Se in un primo tempo egli sente l’influsso del Tura, da cui deriva anche quel paesaggio desolato e pietroso, nei riguardi figurativi se ne discosta per un vivo interesse verso il mondo sensibile realizzato con intenzioni naturalistiche, ma nitidamente, in un plasticismo che gli viene dai fiorentini, come Andrea del Castagno, e dal Mantegna, unito ad un colore di origine pierfrancescana. E, sempre pittore per doti native, sia che illustri gioiosamente temi cavaliereschi, o s’impegni in sacre leggende, o presenti figurazioni monumentali, si esprime con spontaneità e schiettezza rusticane, che la cultura non riesce a celare e che lo riallacciano ai grandi scultori romanici emiliani. M. salmi, Francesco del Cossa, in “Enciclopedia Universale dell’Arte”, IV, 1960.

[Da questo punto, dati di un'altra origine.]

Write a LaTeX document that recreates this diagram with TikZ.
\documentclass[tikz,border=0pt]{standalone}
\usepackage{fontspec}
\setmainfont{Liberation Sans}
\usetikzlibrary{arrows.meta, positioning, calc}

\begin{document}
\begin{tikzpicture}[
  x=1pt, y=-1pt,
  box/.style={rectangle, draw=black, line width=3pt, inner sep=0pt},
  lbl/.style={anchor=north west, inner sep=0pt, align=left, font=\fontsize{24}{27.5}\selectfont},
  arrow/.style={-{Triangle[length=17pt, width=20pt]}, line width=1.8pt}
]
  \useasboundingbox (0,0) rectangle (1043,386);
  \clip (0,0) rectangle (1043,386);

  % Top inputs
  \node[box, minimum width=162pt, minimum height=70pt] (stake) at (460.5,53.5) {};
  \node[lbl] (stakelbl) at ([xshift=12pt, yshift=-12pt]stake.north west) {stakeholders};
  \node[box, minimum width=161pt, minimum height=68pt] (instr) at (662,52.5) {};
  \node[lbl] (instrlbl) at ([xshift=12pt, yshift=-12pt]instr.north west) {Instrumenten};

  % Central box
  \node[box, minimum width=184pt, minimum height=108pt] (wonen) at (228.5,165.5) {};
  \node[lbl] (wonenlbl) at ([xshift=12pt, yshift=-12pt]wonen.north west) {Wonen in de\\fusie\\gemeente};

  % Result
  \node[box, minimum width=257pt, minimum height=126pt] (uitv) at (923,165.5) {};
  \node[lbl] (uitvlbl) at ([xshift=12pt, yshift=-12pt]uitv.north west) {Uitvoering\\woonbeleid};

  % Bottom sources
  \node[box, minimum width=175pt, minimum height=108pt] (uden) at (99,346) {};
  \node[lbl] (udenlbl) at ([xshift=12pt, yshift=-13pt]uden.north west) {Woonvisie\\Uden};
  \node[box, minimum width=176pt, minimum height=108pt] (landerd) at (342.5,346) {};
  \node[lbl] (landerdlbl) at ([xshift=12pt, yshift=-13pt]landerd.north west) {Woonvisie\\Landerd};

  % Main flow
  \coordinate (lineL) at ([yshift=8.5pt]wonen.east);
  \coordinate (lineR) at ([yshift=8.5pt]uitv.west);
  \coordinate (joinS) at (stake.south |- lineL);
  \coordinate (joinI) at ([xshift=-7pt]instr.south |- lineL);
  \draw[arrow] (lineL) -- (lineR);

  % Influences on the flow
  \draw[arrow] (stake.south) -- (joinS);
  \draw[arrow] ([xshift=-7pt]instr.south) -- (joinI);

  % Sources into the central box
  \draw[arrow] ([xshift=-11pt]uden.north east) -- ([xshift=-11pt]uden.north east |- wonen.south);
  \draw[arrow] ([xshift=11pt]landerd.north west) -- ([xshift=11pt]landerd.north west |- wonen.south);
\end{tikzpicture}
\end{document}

II suo ‘modo’ d’arte, a differenza del Tura, si libera da quella drammaticità provocata dal movimento fermato e impietrito forzatamente, trova risoluzione in una libertà di agire e di muoversi […]. Si ritrovano alcuni dei motivi tipici della espressione artistica ferrarese: l’aspra plasticità, il segno ricurvo, a unghiata, il taglio drammatico, l’arrovellarsi del panneggio, il piacere dell’uso del colore a forti e calde tonalità, le vivide macchie di colore — motivo di sfoggio cromatico più che simboli od immagini —; il gusto, talora di sapore fin decadente, per un paesaggio fantastico, irreale, quasi surreale — rocce e rovine immaginose — lavorato con sensibilità tonale su gamma cromatica di vario tenue riflesso, motivo paesistico sempre in contrasto con la chiarezza plastica e la energia del primo piano figurativo. F. cologni, Itinerari del tempo antico dell’arte: C. Tura, F. Cossa. E. de’ Roberti, 1961.